The fragile country is likely to miss the 8 February deadline for choosing a new president after days of negotiations between the central government and federal states collapsed on Friday.

The impasse could usher in a political crisis in the Horn of Africa nation already confronting a violent Islamist insurgency, a locust invasion and serious food shortages.

Somalia’s president, Mohamed Abdullahi Mohamed, who is seeking a second term, told parliament on Saturday his administration “made compromises on everything” to secure a last-minute agreement during talks with regional leaders in Dhusamareb, about 250 miles (400km) north of the capital, Mogadishu.

“I was hoping there would have been some sort of commitment if we got together there, but unfortunately that prospect did not materialise,” said the president, who is also known as Farmaajo. “There is still hope. We have agreed to go forward and make appointments for further talks.”

The president accused Jubaland and Puntland, two of Somalia’s five semi-autonomous regions, of failing to compromise and thereby scuttling an earlier deal to hold indirect parliamentary and presidential elections in late 2020 and early 2021.

That agreement, reached in September, fell apart as squabbles erupted over how to conduct the vote, and deepened mistrust between Farmaajo and his regional rivals, most notably in Jubaland.

Jubaland’s leader, Ahmed Madobe, said his administration had negotiated in good faith but encountered hurdles and resistance all the way. “The responsibility for the failure to hold timely and consensus-based elections lies solely on President Farmaajo,” his office said in a statement.

Jubaland, a lush, relatively prosperous part of Somalia bordering Kenya, has been locked in a power struggle with Mogadishu and seen violent clashes between local and national forces.

A major bone of contention involved the electoral process in Gedo, a Jubaland region, where Madobe accused Farmaajo of “trying to control the vote from afar”. “We have previously asked the president to stop meddling with the election process and stick to his campaign, but this didn’t happen,” he said earlier.

Farmaajo blamed “foreign interference” for undermining the electoral processes. He did not name Kenya, but Somalia has repeatedly accused its larger neighbour of supporting armed groups in Jubaland, straining ties between the countries.

Kenya sees Madobe as an ally and Jubaland as a buffer between al-Shabaab militants who have staged bloody attacks across the border.

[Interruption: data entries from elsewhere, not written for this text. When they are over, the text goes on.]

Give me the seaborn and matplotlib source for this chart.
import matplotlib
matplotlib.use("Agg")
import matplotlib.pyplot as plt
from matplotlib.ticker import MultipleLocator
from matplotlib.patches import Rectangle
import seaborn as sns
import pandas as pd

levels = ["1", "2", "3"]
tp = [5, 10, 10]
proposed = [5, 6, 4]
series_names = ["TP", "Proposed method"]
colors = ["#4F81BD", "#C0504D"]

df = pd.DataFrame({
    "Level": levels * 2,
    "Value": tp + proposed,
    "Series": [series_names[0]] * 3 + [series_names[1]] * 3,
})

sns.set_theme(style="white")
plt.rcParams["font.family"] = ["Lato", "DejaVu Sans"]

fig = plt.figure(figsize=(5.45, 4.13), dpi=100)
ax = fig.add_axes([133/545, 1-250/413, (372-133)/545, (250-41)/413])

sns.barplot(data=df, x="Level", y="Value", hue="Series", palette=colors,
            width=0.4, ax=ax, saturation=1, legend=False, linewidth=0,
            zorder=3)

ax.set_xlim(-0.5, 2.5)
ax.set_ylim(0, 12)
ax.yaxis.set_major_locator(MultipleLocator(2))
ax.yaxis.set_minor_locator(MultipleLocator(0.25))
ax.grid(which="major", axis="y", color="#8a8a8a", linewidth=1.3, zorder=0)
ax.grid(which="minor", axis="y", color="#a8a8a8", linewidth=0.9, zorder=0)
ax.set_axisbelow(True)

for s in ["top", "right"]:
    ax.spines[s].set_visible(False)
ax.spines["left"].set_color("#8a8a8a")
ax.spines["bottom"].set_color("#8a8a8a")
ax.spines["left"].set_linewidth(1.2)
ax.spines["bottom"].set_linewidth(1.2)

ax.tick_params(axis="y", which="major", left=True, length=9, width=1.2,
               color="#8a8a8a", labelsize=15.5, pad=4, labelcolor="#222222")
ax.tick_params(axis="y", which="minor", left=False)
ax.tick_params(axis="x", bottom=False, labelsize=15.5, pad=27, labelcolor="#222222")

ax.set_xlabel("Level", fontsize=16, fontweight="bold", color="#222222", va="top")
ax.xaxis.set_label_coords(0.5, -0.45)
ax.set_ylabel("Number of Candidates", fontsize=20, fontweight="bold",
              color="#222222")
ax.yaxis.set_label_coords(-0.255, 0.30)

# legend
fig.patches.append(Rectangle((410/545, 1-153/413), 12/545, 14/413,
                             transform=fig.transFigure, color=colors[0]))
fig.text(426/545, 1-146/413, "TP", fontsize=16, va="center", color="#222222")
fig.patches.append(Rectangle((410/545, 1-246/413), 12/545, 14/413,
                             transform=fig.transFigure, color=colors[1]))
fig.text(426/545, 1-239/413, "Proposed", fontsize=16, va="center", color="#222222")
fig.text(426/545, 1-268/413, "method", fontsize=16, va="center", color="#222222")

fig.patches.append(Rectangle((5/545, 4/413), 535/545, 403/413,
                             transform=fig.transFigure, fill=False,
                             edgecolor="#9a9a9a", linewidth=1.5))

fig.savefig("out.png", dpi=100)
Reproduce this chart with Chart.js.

Somalia was plunged into chaos after the 1991 overthrow of president Siad Barre’s military regime, leading to years of clan warfare followed by the rise of al-Shabaab, which once controlled large parts of the country and capital.

The central government remains weak, and controls only part of the national territory. Somalia’s foreign backers, who provide the embattled government with the necessary security and financial aid to stay afloat, warned this week against any attempts at subverting the poll process.

“We underscore that any alternative outcomes, including a parallel process or partial elections, or other measures short of an agreed electoral process, would be a setback that would not obtain the support of partners,” the United Nations, African Union and other international partners said in a statement on Thursday.

Somalia had set itself the goal of holding its first one-person, one-vote ballot since 1969, a pursuit hailed by the UN as a “historic milestone”.

But frequent attacks by the Shabaab Islamist militant group, among other governance challenges, made such an exercise an unlikely prospect. Instead, the one-person, one-vote model was abandoned for a complex indirect system used in the past, where special delegates chosen by clan elders pick lawmakers, who in turn choose the president.

While the process mirrors the last election held in 2017, it was to go a bit further in terms of inclusivity, with 27,775 delegates voting – almost twice as many as last time.